Friday, October 22, 2010

A Tale of Two Seasons II

It was a strange growing season-almost like two different seasons. "A Tale of Two Seasons“ we could call it.

In the spring, I remember the daffodils fading fast because we got a blast of hot weather early. The lilacs bloomed in April and the peonies bloomed at Mother's Day, which I don‘t ever remember happening before. All the spring bloomers were lush with the warm weather and the good groundwater from all the melting snow.

Then came mid-summer and the ridiculous temperatures (including 106) and very dry conditions. We water the gardens infrequently since we have a well and concentrate on the potted plants. The basils and mints wilted, but revived after the occasional big rains. Mid-season flowers like coneflower and black-eyed Susan didn‘t bloom A as fully and a lot of my annuals were just stunted. Drought tolerant herbs didn’t mind a bit-my gray santolina was beautiful!

The late season plants were really affected too.

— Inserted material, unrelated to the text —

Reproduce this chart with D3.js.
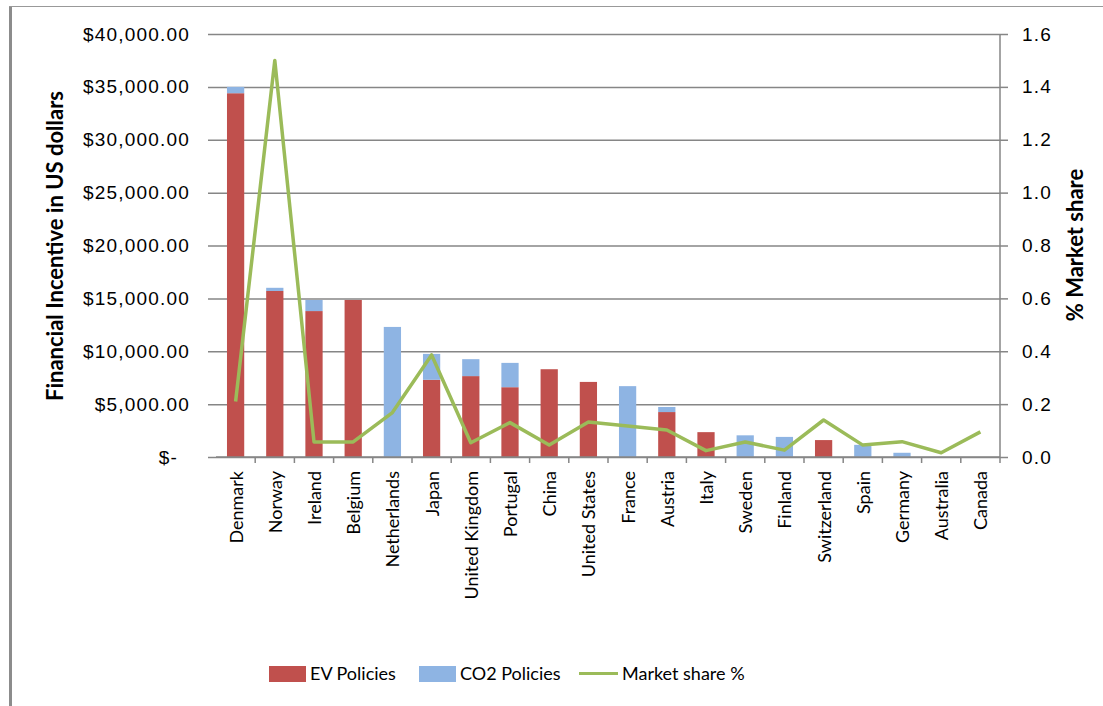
<!DOCTYPE html>
<html>
<head>
<meta charset="utf-8">
<script src="https://cdn.jsdelivr.net/npm/d3@7"></script>
<style>
  body { margin: 0; background: #fff; }
  svg { display: block; font-family: Lato, "Open Sans", sans-serif; }
</style>
</head>
<body>
<svg id="chart" width="1103" height="706"></svg>
<script>
const countries = ['Denmark','Norway','Ireland','Belgium','Netherlands','Japan','United Kingdom','Portugal','China','United States','France','Austria','Italy','Sweden','Finland','Switzerland','Spain','Germany','Australia','Canada'];
const evPolicies = [34400, 15700, 13800, 14850, 0, 7300, 7650, 6600, 8300, 7100, 0, 4250, 2350, 0, 0, 1600, 0, 0, 0, 0];
const co2Policies = [600, 300, 1050, 0, 12300, 2450, 1600, 2300, 0, 0, 6700, 480, 0, 2050, 1900, 0, 1150, 400, 0, 0];
const marketShare = [0.21, 1.5, 0.057, 0.057, 0.168, 0.386, 0.054, 0.13, 0.045, 0.132, 0.117, 0.102, 0.024, 0.057, 0.026, 0.14, 0.045, 0.058, 0.016, 0.095];
const leftTicks = [0, 5000, 10000, 15000, 20000, 25000, 30000, 35000, 40000];
const rightTicks = [0, 0.2, 0.4, 0.6, 0.8, 1.0, 1.2, 1.4, 1.6];

const red = '#C0504D', blue = '#8EB4E3', green = '#9BBB59', grid = '#868686';

const svg = d3.select('#chart');

// chart border (left + top only, like the screenshot)
svg.append('line').attr('x1', 10.5).attr('x2', 10.5).attr('y1', 6).attr('y2', 706)
  .attr('stroke', '#8c8c8c').attr('stroke-width', 3);
svg.append('line').attr('x1', 9).attr('x2', 1103).attr('y1', 6.5).attr('y2', 6.5)
  .attr('stroke', '#999').attr('stroke-width', 1);

let x = d3.scaleBand().domain(countries).range([216, 1000]).padding(0);
let yL = d3.scaleLinear().domain([0, 40000]).range([457, 34]);
let yR = d3.scaleLinear().domain([0, 1.6]).range([457, 34]);

// left axis with gridlines
let leftAxis = d3.axisLeft(yL).tickValues(leftTicks)
  .tickSize(-792).tickPadding(18)
  .tickFormat(d => d === 0 ? '$-' : d3.format('$,.2f')(d));
let gL = svg.append('g').attr('transform', 'translate(208,0)').call(leftAxis);
gL.select('.domain').remove();
gL.selectAll('.tick line').attr('stroke', grid).attr('stroke-width', 1.5);
gL.selectAll('.tick text').attr('font-size', 19).attr('letter-spacing', 1.2).attr('fill', '#000');
gL.selectAll('.tick').filter(d => d === 0).select('text').attr('x', -30);

// bars
let bw = x.bandwidth() * 0.44;
let bars = svg.append('g');
bars.selectAll('rect.ev').data(countries).enter().append('rect')
  .attr('x', d => x(d) + (x.bandwidth() - bw) / 2)
  .attr('width', bw)
  .attr('y', (d, i) => yL(evPolicies[i]))
  .attr('height', (d, i) => yL(0) - yL(evPolicies[i]))
  .attr('fill', red);
bars.selectAll('rect.co2').data(countries).enter().append('rect')
  .attr('x', d => x(d) + (x.bandwidth() - bw) / 2)
  .attr('width', bw)
  .attr('y', (d, i) => yL(evPolicies[i] + co2Policies[i]))
  .attr('height', (d, i) => yL(evPolicies[i]) - yL(evPolicies[i] + co2Policies[i]))
  .attr('fill', blue);

// bottom axis line and boundary ticks
svg.append('line').attr('x1', 216).attr('x2', 1000).attr('y1', 457).attr('y2', 457)
  .attr('stroke', grid).attr('stroke-width', 1.5);
svg.append('g').selectAll('line').data(countries.slice(1)).enter().append('line')
  .attr('x1', d => x(d)).attr('x2', d => x(d))
  .attr('y1', 457).attr('y2', 463)
  .attr('stroke', grid).attr('stroke-width', 1.5);

// category labels
svg.append('g').selectAll('text').data(countries).enter().append('text')
  .attr('transform', d => 'translate(' + (x(d) + x.bandwidth() / 2 + 7) + ',471) rotate(-90)')
  .attr('text-anchor', 'end')
  .attr('font-size', 18)
  .text(d => d);

// right axis
let rightAxis = d3.axisRight(yR).tickValues(rightTicks)
  .tickSize(8).tickSizeOuter(0).tickPadding(14)
  .tickFormat(d3.format('.1f'));
let gR = svg.append('g').attr('transform', 'translate(1000,0)').call(rightAxis);
gR.select('.domain').attr('stroke', grid).attr('stroke-width', 1.5)
  .attr('d', 'M0,34V463');
gR.selectAll('.tick line').attr('stroke', grid).attr('stroke-width', 1.5);
gR.selectAll('.tick text').attr('font-size', 19).attr('letter-spacing', 1.2).attr('fill', '#000');

// market share line
let line = d3.line()
  .x((d, i) => x(countries[i]) + x.bandwidth() / 2)
  .y(d => yR(d));
svg.append('path').datum(marketShare)
  .attr('d', line)
  .attr('fill', 'none')
  .attr('stroke', green)
  .attr('stroke-width', 3.5)
  .attr('stroke-linejoin', 'round');

// axis titles
svg.append('text')
  .attr('transform', 'translate(63,246) rotate(-90)')
  .attr('text-anchor', 'middle')
  .attr('font-size', 22).attr('font-weight', 'bold')
  .text('Financial Incentive in US dollars');
svg.append('text')
  .attr('transform', 'translate(1083,245) rotate(-90)')
  .attr('text-anchor', 'middle')
  .attr('font-size', 22).attr('font-weight', 'bold')
  .text('% Market share');

// legend
let legend = svg.append('g');
legend.append('rect').attr('x', 269).attr('y', 666).attr('width', 37).attr('height', 16).attr('fill', red);
legend.append('text').attr('x', 310).attr('y', 680).attr('font-size', 18).text('EV Policies');
legend.append('rect').attr('x', 419).attr('y', 666).attr('width', 37).attr('height', 16).attr('fill', blue);
legend.append('text').attr('x', 460).attr('y', 680).attr('font-size', 18).text('CO2 Policies');
legend.append('line').attr('x1', 579).attr('x2', 618).attr('y1', 673.5).attr('y2', 673.5)
  .attr('stroke', green).attr('stroke-width', 3);
legend.append('text').attr('x', 622).attr('y', 680).attr('font-size', 18).text('Market share %');
</script>
</body>
</html>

It took well into September for hyacinth bean vine to develop beans and its peak seemed to be in October.

Ditto for pineapple sage-full bloom in October, and the plant only got about half as tall as usual.







One of the prettiest fall bloomers-Mexican bush sage with its arching, fuzzy purple flowers also didn't bloom till October and was sparse compared to most years.

Things that did well despite the weather - blue flax, borage, calendula, Joe Pye weed,love-lies-bleeding, plumbago, verbena, yarrow, Jupiter's beard and perennial salvias.

Things that didn't do well - cosmos, four o'clocks, heliotrope, gem marigolds (although they came back in the fall) nasturtiums, statice, pincushion flower and swamp milkweed.

I was mighty impressed with a new ornamental, oregano-kent beauty, this year. This one is for flowers rather than flavor. They're papery, so they dry well. Start off green and turn pinky-purple. Used them a lot in arrangements-pretty neutral filler.